The study intentionally focused on low-tech farming because high-tech systems often consume enormous amounts of energy.
Vertical farming—frequently advertised as the future of food—can require:
- artificial lighting
- climate control
- ventilation systems
- pumps
- automation
- constant electricity
In some cases, the carbon footprint of indoor urban farming may actually exceed that of traditional agriculture.
A lettuce grown under LED lights during winter may require so much electricity that the emissions savings from shorter transport distances disappear entirely.
Energy matters.
Infrastructure matters.
Physics matters.
There are no magical technological shortcuts around thermodynamics.
The Infarm Collapse: A Warning From Reality
One of the most famous examples of urban farming optimism colliding with economic reality was Infarm, the Berlin-based vertical farming startup.
Infarm promised a revolution:
- ultra-local food production
- reduced transportation
- fresher vegetables
- lower emissions
- in-store farming systems for supermarkets
The company installed vertical farms directly inside grocery stores and urban retail environments.
It became one of Europe’s most celebrated agri-tech startups.
Then energy prices surged.
The economics collapsed.
Infarm filed for insolvency, and the broader vertical farming sector suffered a major credibility crisis.
The lesson was brutal but important:
Growing food indoors with massive energy inputs can become catastrophically expensive when electricity prices rise.
Nature has always subsidized agriculture through free sunlight.
Once humans attempt to replace the sun with industrial infrastructure, costs escalate rapidly.
What Urban Agriculture Actually Works Best For?
Urban farming is best suited for crops that:
- require little space
- grow quickly
- have shallow root systems
This includes:
- lettuce
- spinach
- herbs
- microgreens
- leafy vegetables
These crops are:
- highly perishable
- expensive to transport fresh
- relatively lightweight
- fast-growing
That makes them ideal candidates for local production.
Nobody is realistically proposing that downtown apartment towers replace rural potato farms or grain fields.
But supplementing urban diets with fresh vegetables?
That is far more plausible.
Why Victory Gardens Still Matter
The deeper lesson here is not merely agricultural.
It is cultural.
Victory Gardens succeeded during World War II because societies collectively understood something modern consumer culture has largely forgotten:
Food security is national security.
Communities that can produce at least part of their own food become harder to destabilize.

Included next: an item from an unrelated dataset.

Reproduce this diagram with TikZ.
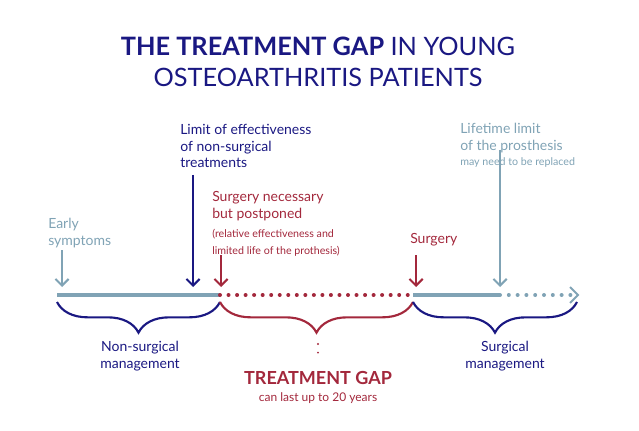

During wartime, citizens did not view gardening as quaint nostalgia.
They viewed it as civic participation.
Children learned how food grew.
Neighbors exchanged seeds.
Communities shared labor.
People became materially connected to survival.
Modern societies often treat food as a product rather than a system.
That disconnect becomes dangerous during crises.
Cities Were Never Meant to Be Totally Dependent
For most of human history, cities maintained closer relationships with nearby food production.
Markets were local.
Supply chains were regional.
Urban edges contained gardens, orchards, and livestock.
Hyper-globalization changed that.
Today, many major cities possess only a few days’ worth of food inventory at any given time.
That system works beautifully—until it doesn’t.
And once disruptions begin, rebuilding local production capacity is not instantaneous.
Knowledge matters.
Soil matters.
Seeds matter.
Water systems matter.
Community organization matters.
You cannot improvise food resilience overnight.
The Future May Look More Local
Urban agriculture will not solve global hunger.
It will not replace industrial farming.
It will not magically eliminate climate pressures.
But it may become one important layer of resilience in an increasingly unstable century.
And perhaps the biggest lesson is the simplest one:
In troubled times, it simply makes sense to grow food wherever sensible space exists.
On rooftops.
In schoolyards.
In courtyards.
Along railway edges.
Inside community gardens.
On abandoned lots.
Beside apartment buildings.
Not because cities can become fully self-sufficient.
But because resilience is built through redundancy.
The people who planted Victory Gardens during World War II understood this instinctively.
Modern societies may soon have to relearn it.